Treat the sextant as both a piece of careful engineering and a tool of European imperial power. Be honest about both. The sextant helped open the world's oceans to European empires from the late 1700s. It was used in many famous expeditions — including some that mapped Indigenous lands later taken by force. Mention this clearly but without heavy moralising. Avoid the trap of presenting European navigation as the only or the first form of ocean navigation. Polynesian wayfinders crossed the Pacific for thousands of years before European ships arrived. Arab, Chinese, and other peoples had sophisticated navigation systems too. Mention these alongside the sextant, not as footnotes. The Hokule'a voyaging canoe and the modern revival of Polynesian wayfinding (taught by the Polynesian Voyaging Society in Hawaii, including teachers like the late Mau Piailug from Satawal) is a beautiful living tradition. The mathematics of the sextant can be challenging. Use simple language. The double-reflection principle can be explained as 'two mirrors that let you bring the sun down to the horizon'. The geometry behind why this works is real but can wait for older students. If the class has students who have been at sea, give them space to share but do not put them on the spot. Many fishing and merchant communities still know the sky. End the lesson on the present. The sextant is not in a museum — it is still on every ocean-going ship, in a wooden box on the bridge. Working sailors still learn to use it. The story is not over.

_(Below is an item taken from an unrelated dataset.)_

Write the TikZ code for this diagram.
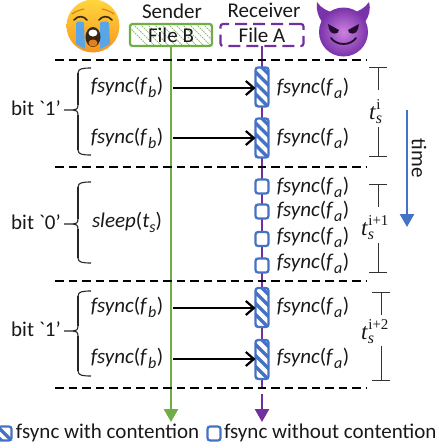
\documentclass[tikz,border=0pt]{standalone}
\usepackage{fontspec}
\setmainfont{Carlito}
\newfontfamily\mathish{Liberation Serif}
\newfontfamily\plainf{Carlito}
\usetikzlibrary{arrows.meta}
\definecolor{gr}{RGB}{112,173,71}
\definecolor{pu}{RGB}{112,48,160}
\definecolor{bl}{RGB}{68,114,196}
\definecolor{tear}{RGB}{88,165,232}
\definecolor{faceT}{RGB}{255,214,60}
\definecolor{faceB}{RGB}{248,150,30}
\definecolor{devil}{RGB}{122,50,170}
\definecolor{devilL}{RGB}{205,130,225}
\newcommand{\sbs}[1]{\raisebox{-0.25em}{\fontsize{16}{16}\selectfont\textit{#1}}}
\newcommand{\fs}[1]{\textit{fsync}(\textit{f}\kern0.5pt\sbs{#1}\kern0.5pt)}
\newcommand{\ts}[1]{{\fontsize{23}{25}\selectfont\mathish\textit{t}}\rlap{\raisebox{-4pt}{\fontsize{16}{16}\selectfont\mathish\textit{s}}}\raisebox{10pt}{\fontsize{15}{15}\selectfont\mathish\kern0.5pt #1}}
\newcommand{\lbrc}[3]{%
  \draw[line width=1.1pt,black!85] (91,#1) .. controls (83,#1) and (78,#1+0.5) .. (78,#1+5);
  \draw[line width=1.1pt,black!85] (78,#1+5) -- (78,#3-5);
  \draw[line width=1.1pt,black!85] (78,#3-5) .. controls (78,#3-1) and (76,#3) .. (73,#3) -- (64,#3);
  \draw[line width=1.1pt,black!85] (73,#3) .. controls (76,#3) and (78,#3+1) .. (78,#3+5);
  \draw[line width=1.1pt,black!85] (78,#3+5) -- (78,#2-5);
  \draw[line width=1.1pt,black!85] (78,#2-5) .. controls (78,#2-0.5) and (83,#2) .. (91,#2);}
\newcommand{\tbar}[5]{\draw[line width=1pt,black!80] (#1-9,#2) -- (#1+9,#2) (#1,#2) -- (#1,#3) (#1,#4) -- (#1,#5) (#1-9,#5) -- (#1+9,#5);}
\tikzset{
  x=1pt,y=-1pt,
  every node/.style={inner sep=0pt,outer sep=0pt,font=\fontsize{21}{23}\selectfont,text=black!90},
  sep line/.style={line width=1.4pt,black,dash pattern=on 8.5pt off 5pt},
  green line/.style={line width=2.6pt,gr},
  purple line/.style={line width=2.6pt,pu},
  call/.style={line width=2.2pt,black,-{Straight Barb[length=8pt,width=14pt,line width=2.2pt]}},
  plainbox/.style={draw=bl,line width=2.2pt,fill=white,rounded corners=2.5pt,minimum width=13pt,minimum height=14pt},
  hatchbox/.style={draw=bl,line width=2.2pt,fill=white,rounded corners=2.5pt,minimum width=13pt,minimum height=39pt,
    path picture={\foreach \k in {-40,-29,...,50}{\draw[bl,line width=3.2pt] ([yshift=\k pt]path picture bounding box.west) ++(-12,-12) -- ++(40,40);}}},
  hatchsmall/.style={draw=bl,line width=2.2pt,fill=white,rounded corners=2.5pt,minimum width=13pt,minimum height=14pt,
    path picture={\foreach \k in {-14,-4,6}{\draw[bl,line width=3.2pt] ([yshift=\k pt]path picture bounding box.west) ++(-8,-8) -- ++(30,30);}}},
}
\begin{document}
\begin{tikzpicture}
\useasboundingbox (0,0) rectangle (439,448);
% crying face
\shade[top color=faceT,bottom color=faceB] (93,26) circle (26.5);
\fill[tear] (76,23) .. controls (76,21) and (84,21) .. (84,23) -- (85,49) -- (76,44) -- cycle;
\fill[tear] (100,23) .. controls (100,21) and (109,21) .. (109,23) -- (110,44) -- (100,49) -- cycle;
\fill[black!70!brown] (93,37) ellipse (7.5 and 10);
\fill[white] (93,33) ellipse (4.5 and 3.5);
\fill[orange!60!brown] (93,43) ellipse (4.5 and 3.5);
\draw[black!70!brown,line width=1.6pt,line cap=round] (74,20) .. controls (78,15) and (84,16) .. (87,20) (99,20) .. controls (102,16) and (108,15) .. (112,20);
\draw[orange!50!brown,line width=1.2pt,line cap=round] (72,14) .. controls (76,11) and (80,10) .. (84,9) (102,9) .. controls (106,10) and (110,11) .. (114,14);
% devil
\fill[devil] (322,22) .. controls (318,16) and (316,10) .. (317,2) .. controls (321,8) and (327,11) .. (334,13) -- cycle;
\fill[devil] (365,22) .. controls (369,16) and (371,10) .. (369,2) .. controls (365,8) and (359,11) .. (353,13) -- cycle;
\shade[inner color=devilL,outer color=devil] (343.5,32) circle (24.5);
\fill[black!70!pu] (328,24) -- (339,30) .. controls (339,35) and (330,35) .. (329,29) -- cycle;
\fill[black!70!pu] (359,24) -- (348,30) .. controls (348,35) and (357,35) .. (358,29) -- cycle;
\draw[black!70!pu,line width=1.8pt,line cap=round] (331,38) .. controls (337,46) and (350,46) .. (356,38);
% texts top
\node (sender) at (172,11) {Sender};
\node (receiver) at (264,10) {Receiver};
\node[draw=gr,line width=2.2pt,fill=white,rounded corners=2.5pt,minimum width=82pt,minimum height=22pt,
  path picture={\foreach \k in {0,7,...,84}{\draw[gr!80,line width=0.9pt,dash pattern=on 1.6pt off 1pt] ([xshift=\k pt]path picture bounding box.north west) ++(-4,0) -- ++(22,22);}}] (fileB) at (171,35) {File B};
\node[draw=pu,line width=2.2pt,rounded corners=2.5pt,dash pattern=on 12pt off 6pt,minimum width=83pt,minimum height=22pt] (fileA) at (262,35) {File A};
% coordinates
\coordinate (gEnd) at (171,422);
\coordinate (pGap) at (262,389);
\coordinate (pRe) at (262,394);
\coordinate (pEnd) at (262,422);
% lifelines
\draw[green line,-{Triangle[length=13pt,width=14pt]}] (fileB.south) -- (gEnd);
\draw[purple line] (fileA.south) -- (pGap);
\draw[purple line,-{Triangle[length=13pt,width=14pt]}] (pRe) -- (pEnd);
\foreach \y/\n in {60/a,167/b,281/c,388/d}{
  \coordinate (sl\n) at (55,\y); \coordinate (sr\n) at (366,\y);
  \draw[sep line] (sl\n) -- (sr\n);
}
% boxes
\node[hatchbox] (h1) at (262,87) {};
\node[hatchbox] (h2) at (262,138) {};
\node[plainbox] (p1) at (262,186.5) {};
\node[plainbox] (p2) at (262,211.5) {};
\node[plainbox] (p3) at (262,239) {};
\node[plainbox] (p4) at (262,265.5) {};
\node[hatchbox] (h3) at (262,307.5) {};
\node[hatchbox] (h4) at (262,359.5) {};
% left labels
\node (sb1) at (127,87) {\fs{b}};
\node (sb2) at (127,138) {\fs{b}};
\node (sl) at (127,222) {\textit{sleep}(\textit{t}\sbs{s})};
\node (sb3) at (127,307) {\fs{b}};
\node (sb4) at (127,358) {\fs{b}};
% arrows
\coordinate (g1) at (173,88); \coordinate (g2) at (173,138); \coordinate (g3) at (173,308); \coordinate (g4) at (173,359);
\draw[call] (g1) -- (h1.west |- g1);
\draw[call] (g2) -- (h2.west |- g2);
\draw[call] (g3) -- (h3.west |- g3);
\draw[call] (g4) -- (h4.west |- g4);
% right labels
\node (a1) at (313,88) {\fs{a}};
\node (a2) at (313,138) {\fs{a}};
\node (a3) at (313,187) {\fs{a}};
\node (a4) at (313,211) {\fs{a}};
\node (a5) at (313,237) {\fs{a}};
\node (a6) at (313,263) {\fs{a}};
\node (a7) at (313,307) {\fs{a}};
\node (a8) at (313,358) {\fs{a}};
% bit labels and braces
\node (bit1) at (36,108) {bit {\plainf `}1’};
\node (bit2) at (36,222) {bit {\plainf `}0’};
\node (bit3) at (36,329) {bit {\plainf `}1’};
\lbrc{68}{155}{110}
\lbrc{182}{263}{224}
\lbrc{291}{376}{331}
% period bars
\tbar{378}{67}{90}{127}{156}
\tbar{378}{184}{207}{243}{272}
\tbar{381}{292}{315}{346}{380}
\node[anchor=base west] (t1) at (369,119) {\ts{i}};
\node[anchor=base west] (t2) at (361,235) {\ts{i+1}};
\node[anchor=base west] (t3) at (361,339) {\ts{i+2}};
% time
\coordinate (tA) at (407,110); \coordinate (tB) at (407,227);
\draw[line width=2.6pt,bl,-{Triangle[length=13pt,width=14pt]}] (tA) -- (tB);
\node[rotate=-90] (time) at (419,158) {time};
% legend
\node[hatchsmall] (lh) at (5,433.5) {};
\node[anchor=west] (lt1) at (16,433) {fsync with contention};
\node[plainbox] (lp) at (214,433.5) {};
\node[anchor=west] (lt2) at (224,433) {fsync without contention};
\end{tikzpicture}
\end{document}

Answer each question in one or two sentences. Use what you have learned about the sextant.
What is a sextant, and what does it measure?
What is the difference between latitude and longitude?
Why was the longitude problem so difficult?
What other peoples developed sophisticated ocean navigation before the sextant?
Why is the sextant still useful today, even though GPS exists?
These questions have no single right answer. Talk in pairs or small groups, then share your ideas with the class.
A clever instrument can be used for many different things. The sextant helped science and trade but also helped the slave trade and colonisation. Should we admire it or be careful of it?
GPS is more accurate and easier than the sextant. So why do navies still teach celestial navigation?
Polynesian wayfinders crossed the Pacific without any instruments. They used stars, waves, birds, and memorised charts. What does this tell us about the human mind?